Chua’s remarks came after the defense on Monday devoted much of its cross-examination of National Bureau of Investigation (NBI) Regional Director Jeremy Lotoc to questioning typographical errors and discrepancies in dates in the prosecution’s documentary evidence.
Earlier in the hearing, Lotoc testified that the NBI treated Duterte’s Nov. 23, 2024 remarks as a serious and credible threat against President Ferdinand R. Marcos Jr., First Lady Liza Araneta-Marcos and former Speaker Ferdinand Martin G. Romualdez.
He told the Senate impeachment court that the bureau recommended the filing of charges for grave threats and inciting to sedition after finding “prima facie evidence with reasonable certainty of conviction.”
During cross-examination, the defense pointed to clerical errors in some NBI documents, including incorrect dates. Lotoc acknowledged that the mistakes were typographical errors and maintained that they did not affect the substance of the investigation or the bureau’s findings.
Chua said the defense has instead attempted to explain or justify Duterte’s remarks rather than dispute that she made them.
He also rejected suggestions that the prosecution must identify the alleged assassin Duterte claimed to have hired, saying the impeachment case centers on her own public statements rather than proving the existence of an actual assassination plot.

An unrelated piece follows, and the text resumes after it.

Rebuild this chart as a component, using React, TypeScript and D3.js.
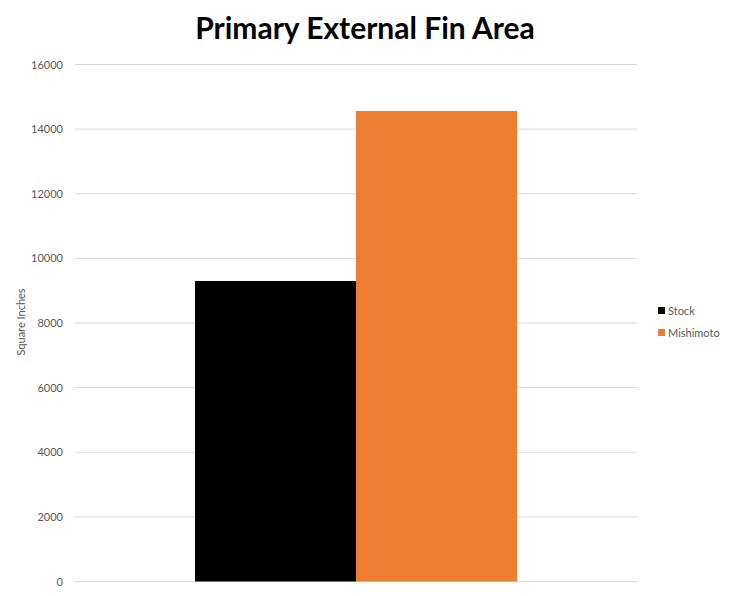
import React from "react";
import * as d3 from "d3";

const categories = ["Primary External Fin Area"];
const seriesNames = ["Stock", "Mishimoto"];
const seriesValues = [9300, 14560];
const seriesColors = ["#000000", "#ED7D31"];
const yTicks = [0, 2000, 4000, 6000, 8000, 10000, 12000, 14000, 16000];

const W = 732;
const H = 596;
const font = "Lato, 'Open Sans', sans-serif";

export default function App() {
  const x0 = 75, x1 = 637, yTop = 64.5, yBot = 581.5;
  const y = d3.scaleLinear().domain([0, 16000]).range([yBot, yTop]);
  const band = d3.scaleBand().domain(categories).range([x0, x1]).paddingOuter(0.3727).paddingInner(0);
  const inner = d3.scaleBand().domain(seriesNames).range([0, band.bandwidth()]);
  const bx = band(categories[0]) as number;
  return (
    <svg width={W} height={H} style={{ position: "absolute", left: 0, top: 0, background: "#fff" }}>
      <text x={365} y={39} textAnchor="middle" fontFamily={font} fontWeight="bold" fontSize={30} fill="#000">
        Primary External Fin Area
      </text>
      {yTicks.map((t) => (
        <g key={t}>
          <line x1={x0} x2={x1} y1={y(t)} y2={y(t)} stroke="#d9d9d9" strokeWidth={1} />
          <text x={63} y={y(t) + 4} textAnchor="end" fontFamily={font} fontSize={11} fill="#595959">
            {t}
          </text>
        </g>
      ))}
      {seriesNames.map((s, i) => (
        <rect
          key={s}
          x={bx + (inner(s) as number)}
          y={y(seriesValues[i])}
          width={inner.bandwidth()}
          height={y(0) - y(seriesValues[i])}
          fill={seriesColors[i]}
        />
      ))}
      <text
        transform={`translate(25,322) rotate(-90)`}
        textAnchor="middle"
        fontFamily={font}
        fontSize={11}
        fill="#595959"
      >
        Square Inches
      </text>
      {seriesNames.map((s, i) => (
        <g key={s} transform={`translate(658,${307 + i * 22})`}>
          <rect x={0} y={0} width={7} height={7} fill={seriesColors[i]} />
          <text x={10} y={7.5} fontFamily={font} fontSize={11} fill="#595959">
            {s}
          </text>
        </g>
      ))}
    </svg>
  );
}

“The threat itself [is enough],” Chua said when asked whether prosecutors must prove that the alleged assassin existed.
“Dahil kasi nga, ang kinukwestyon natin dito ‘yung binitawan niyang salita. The fact na may assassin, na nakausap siya, the fact na hindi ito makita, is of no moment. Kasi hindi naman ito criminal, kung saan proof beyond reasonable doubt ang kailangan patunayan namin. This is an impeachment case. So iba ’to, at hindi po ito criminal case.”
The House prosecution is currently presenting evidence on the fourth article of impeachment, which accuses Duterte of making grave threats and inciting to sedition over her Nov. 23, 2024 remarks that she had contracted someone to kill the country’s top officials if she herself were killed.